Here at long last (without any real desktop publishing tools) is my response to the request for more visual material on how to stretch your silk painting onto a canvas frame. As many of you will know I have already published an article which describes this process. However, a picture speaks with such clarity, doesn’t it? So here I have a small tutorial for you with pictures and words.
To get started you should have the proper tools at hand so that the process flows as easily as possible. This is what you need: a large board or surface to work on, a roll of masking tape, a stapler (not the small sort you use in the office), a measuring stick or tape, a sheet of paper to protect the silk when working, a chunky artist’s frame of your choice which should be a approximately 15 centimetres smaller than your silk painting in both width and breadth, a Stanley knife and of course, last but not least, your beautiful work of art.
As you can see we are busy framing a one million dollar note reproduced in silk. If you’re at all into Feng Shui, then you’ll know that this is ideal for the prosperity corner.
Step One: Place your board on the floor or table, lay the sheet of paper on top of this and finally place the artist’s frame on top. . Now lay your silk art face up around the canvas frame. Lightly fold it over the edges. You don’t need to worry at this point to centre it as you are only taking the measurements. Now lay your measuring stick across the top surface to measure both the height and width of your picture.
Step Two: Now remove your silk painting again and lay the frame to one side. You will be needing it again in a moment so have it to hand.
Step Three: Lay your silk painting face down on the paper and using the measuring stick and masking tape, measure out the dimensions of the frame. If your frame is 50cm wide, then make sure that you have an equal amount of background both left and right of your image, and mark these with the masking tape, so that the frame will sit nicely centred. You can see from the photo that our picture had 4cm on both sides. Do the same for the top and bottom, placing pieces of masking tape to show the outer edges of the frame.

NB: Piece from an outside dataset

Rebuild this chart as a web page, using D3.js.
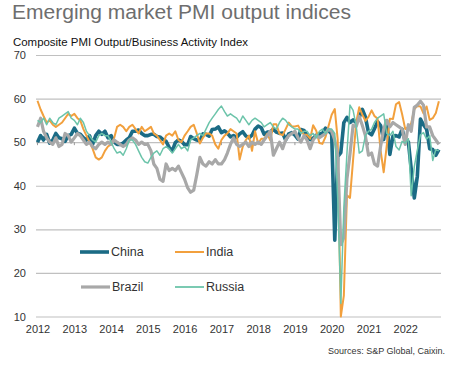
<!DOCTYPE html>
<html><head><meta charset="utf-8">
<script src="https://cdn.jsdelivr.net/npm/d3@7"></script>
<style>
body{margin:0;background:#fff;}
svg{display:block;font-family:"Liberation Sans",Arial,sans-serif;}
</style></head>
<body><svg id="c" width="449" height="365"></svg>
<script>
const startYear = 2012;
const yearLabels = ["2012","2013","2014","2015","2016","2017","2018","2019","2020","2021","2022"];
const yTicks = [10,20,30,40,50,60,70];
const seriesNames = ["China","India","Brazil","Russia"];

const china = [
50.0,51.5,50.5,51.8,49.8,50.5,52.0,51.0,50.8,50.2,51.5,51.8,
53.2,52.0,51.8,51.0,50.5,51.5,49.5,51.5,52.5,51.8,52.5,51.0,
51.5,50.0,49.5,49.5,49.8,50.5,51.0,52.5,52.5,52.8,52.0,51.5,
51.5,51.8,51.8,51.3,51.2,50.6,50.2,48.8,48.0,49.9,50.5,50.2,
49.4,49.4,51.3,50.8,50.5,50.3,51.9,51.8,51.4,52.9,53.0,53.5,
52.2,52.6,52.1,51.2,51.5,51.1,51.9,52.4,51.4,51.0,51.6,53.0,
53.7,53.3,51.8,52.3,52.3,53.0,52.3,52.0,52.1,50.5,51.9,52.2,
51.6,50.7,52.9,52.7,51.5,50.6,50.9,51.6,51.9,52.0,53.2,52.6,
51.9,27.5,46.7,47.6,54.5,55.7,54.5,55.1,54.5,55.7,57.5,55.8,
52.2,51.7,53.1,54.7,53.8,50.6,54.9,47.2,51.4,51.5,51.2,53.0,
50.1,50.1,43.9,37.2,42.2,55.3,54.0,53.0,48.5,48.3,47.0,48.3];

const india = [
59.5,57.5,56.0,54.5,55.0,54.0,53.5,54.0,54.5,55.5,56.5,56.0,
56.5,55.5,55.0,53.0,51.5,50.0,48.5,46.5,46.0,46.5,48.0,49.0,
49.5,51.0,53.5,54.0,53.5,52.5,53.5,54.0,53.0,52.0,53.5,52.5,
53.0,53.5,52.0,51.5,50.5,49.5,51.5,52.0,51.5,52.5,50.5,50.0,
51.5,52.5,53.5,54.0,52.0,49.7,51.0,52.0,52.0,51.5,49.5,48.5,
50.5,51.5,52.0,53.0,52.5,52.0,46.0,49.0,50.5,51.5,48.0,52.5,
49.7,50.8,50.8,51.9,50.4,54.1,54.1,51.9,51.6,53.0,54.5,53.6,
53.6,53.8,52.7,51.7,51.7,50.8,53.9,52.6,49.8,49.6,51.2,53.7,
56.3,57.6,50.6,10.0,14.8,37.8,37.2,46.0,54.6,58.0,56.3,54.9,
55.8,57.3,56.0,55.4,48.1,43.1,49.2,55.4,55.3,58.7,59.2,56.4,
53.0,53.5,54.3,57.6,58.3,58.2,56.6,58.2,55.1,55.5,56.7,59.4];

const brazil = [
53.5,55.5,52.5,51.0,50.0,49.5,51.0,49.0,49.5,52.0,51.5,50.0,
51.0,52.0,51.5,50.5,49.5,50.0,49.0,48.5,49.5,50.0,49.5,50.0,
49.5,50.5,50.0,49.5,49.0,49.5,50.5,51.0,50.5,49.5,50.0,49.5,
49.5,48.0,45.0,44.0,41.5,41.0,45.0,43.5,44.0,43.5,44.5,43.0,
41.5,39.5,38.5,39.0,42.5,46.5,45.0,44.5,45.5,45.0,46.0,45.0,
45.0,46.0,47.5,49.5,51.0,49.5,49.0,49.5,50.0,49.0,50.0,49.5,
50.0,49.5,50.5,51.5,52.5,47.0,48.5,50.0,48.5,50.5,51.5,52.0,
52.5,51.0,50.0,51.5,50.5,48.5,50.5,51.5,51.0,51.5,52.0,53.0,
52.5,50.5,47.0,26.5,28.1,41.6,47.3,53.9,53.6,55.9,53.8,51.5,
47.0,47.5,45.0,44.5,49.0,53.0,55.0,53.5,54.5,54.0,53.5,53.0,
49.5,54.0,52.5,58.0,58.5,59.4,58.5,53.5,53.5,51.5,50.5,49.5];

const russia = [
55.0,54.5,55.5,54.0,55.5,54.5,54.0,55.5,56.0,56.5,57.0,55.5,
55.0,54.0,55.5,54.5,52.5,51.5,50.5,50.0,51.5,52.0,51.5,51.5,
50.0,48.5,47.5,47.8,47.0,48.5,50.5,50.5,49.5,48.0,46.5,45.5,
45.2,46.5,47.5,48.0,47.0,48.5,49.0,48.5,47.5,48.5,49.5,48.5,
49.0,48.0,50.5,51.0,51.5,52.0,51.5,53.0,54.5,55.5,56.5,57.5,
58.3,57.0,56.0,56.5,56.0,55.5,54.5,56.0,55.0,54.0,55.0,55.5,
55.0,54.5,53.5,54.0,54.5,53.5,53.0,54.5,55.5,55.0,54.0,53.5,
53.0,53.0,52.0,52.5,52.5,51.5,52.0,51.0,52.5,53.0,52.0,53.0,
53.0,52.0,37.2,13.0,35.0,47.5,58.5,57.3,53.7,47.5,48.0,51.5,
52.5,53.0,54.5,55.5,56.0,56.5,52.0,51.5,52.5,49.0,48.2,50.2,
49.8,50.8,37.7,44.4,48.2,51.7,52.2,50.7,51.5,45.8,48.3,48.0];

const colors = {China:"#1b6b85", India:"#f2a03d", Brazil:"#a8a8a8", Russia:"#6cc4aa"};
const widths = {China:3.6, India:2, Brazil:3.2, Russia:1.5};
const data = {China:china, India:india, Brazil:brazil, Russia:russia};

const svg = d3.select("#c");
const x = d3.scaleTime().domain([new Date(2012,0,1), new Date(2023,0,1)]).range([37.5, 442]);
const y = d3.scaleLinear().domain([10,70]).range([316.5, 55]);
const dateOf = i => new Date(startYear + Math.floor(i/12), i%12, 1);

// title
svg.append("text").attr("x",12).attr("y",19).attr("font-size",20).attr("fill","#6e6e6e")
  .attr("textLength",339).attr("lengthAdjust","spacingAndGlyphs")
  .text("Emerging market PMI output indices");
svg.append("text").attr("x",13).attr("y",46).attr("font-size",11.5).attr("fill","#111")
  .attr("textLength",235).attr("lengthAdjust","spacingAndGlyphs")
  .text("Composite PMI Output/Business Activity Index");

// y grid
const yAxis = d3.axisLeft(y).tickValues(yTicks).tickSize(-(441-36)).tickPadding(10);
const gy = svg.append("g").attr("transform","translate(36,0)").call(yAxis);
gy.select(".domain").remove();
gy.selectAll(".tick line").attr("stroke","#c0c0c0").attr("stroke-width",1.2);
gy.selectAll(".tick text").attr("font-size",11).attr("fill","#333").attr("x",-10).attr("text-anchor","end");

// x axis labels
const xAxis = d3.axisBottom(x).tickValues(yearLabels.map(s=>new Date(+s,0,1)))
  .tickFormat((d,i)=>yearLabels[i]).tickSize(0).tickPadding(9);
const gx = svg.append("g").attr("transform",`translate(0,${y(10)})`).call(xAxis);
gx.select(".domain").remove();
gx.selectAll(".tick text").attr("font-size",11).attr("fill","#333");

// small ticks on 50 line
svg.append("g").selectAll("line").data(yearLabels).join("line")
  .attr("x1",d=>x(new Date(+d,0,1))).attr("x2",d=>x(new Date(+d,0,1)))
  .attr("y1",y(50)).attr("y2",y(50)+3).attr("stroke","#999");

// lines
const line = d3.line().x((d,i)=>x(dateOf(i))).y(d=>y(Math.max(10,d))).curve(d3.curveLinear);
seriesNames.forEach(n=>{
  svg.append("path").datum(data[n]).attr("d",line).attr("fill","none")
    .attr("stroke",colors[n]).attr("stroke-width",widths[n]).attr("stroke-linejoin","round");
});

// legend
const leg = [
  {n:"China", x:80, y:252},
  {n:"India", x:175, y:252},
  {n:"Brazil", x:81, y:287},
  {n:"Russia", x:175, y:287}
];
const lg = svg.append("g");
leg.forEach(l=>{
  lg.append("line").attr("x1",l.x).attr("x2",l.x+29).attr("y1",l.y).attr("y2",l.y)
    .attr("stroke",colors[l.n]).attr("stroke-width",widths[l.n]+ (l.n==="Russia"?0.3:0));
  lg.append("text").attr("x",l.x+31).attr("y",l.y).attr("dy","0.35em").attr("font-size",12.5)
    .attr("fill","#333").text(l.n);
});

svg.append("text").attr("x",445).attr("y",354).attr("text-anchor","end").attr("font-size",9)
  .attr("fill","#333").text("Sources: S&P Global, Caixin.");
</script></body></html>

Step Four: Now take your canvas frame and gently lay it down on the silk, taking care to align the masking tape with the edges of the frame.
Step Five: Now you’re going to start the actual stapling of the silk onto the wooden frame. You can see quite clearly why the silk needs to be a few centimetres wider than the frame for the wrap around. Start in the middle of the edge nearest to you and pull the silk firmly up and over the frame. Holding it down flat, staple the silk firmly in place. Proceed with the opposite edge. Repeat this for the remaining two edges. If your work is on the floor, it’s quite easy to move around in a circle. Next add staples halfway between all the ones you have already attached and repeat this process until the silk is snugly stapled all the way around the frame. Don’t staple too close to the corners.
Step Six: Next you’re going to attach the silk at the corners. Tuck the excess silk underneath and fold an edge to make a 90 degree angle, with the fold of silk lying along the edge of the frame (see photos 6a and 6b). Firmly staple the silk in place.
Step Seven: The remaining excess silk gets folded back in the opposite direction (to the outer edge of the frame). Fold so that the silk is flush with the corner of the frame (Step 7) and on the top tuck the last silk in diagonally towards the middle of the picture. Firmly staple in place on top. DO NOT staple where the silk is visible. Repeat on all four corners.
Step Eight: Lift the picture up to check that everything is nice and straight from the front. The million dollar note needs to be very straight due to the straight edges in the painting. You may get away with less precision with other images. Should you decide that anything needs altering, ie. the image is a bit squint, then carefully turn your picture back over, undo the staples and readjust your silk.
Step Nine: If you are satisfied with the result, place your measuring stick along the four edges and trim the excess silk off with a Stanley knife. Please only do this if you are wide awake. 🙂
Step Ten: Your picture is now ready for hanging. The beauty of this method is that you only need 1 nail as the picture is so light-weight compared with a traditional frame. You may need 2 for larger pictures. In this case we used two. Knock in the first one, hold up your spirit level and mark where the second one goes. Knock it in too. And now you can hang your picture.
Eh, voila. You have a beautiful work of art, framed to perfection which shows off your artwork wonderfully and it hasn’t cost you a fortune to do it either. Enjoy.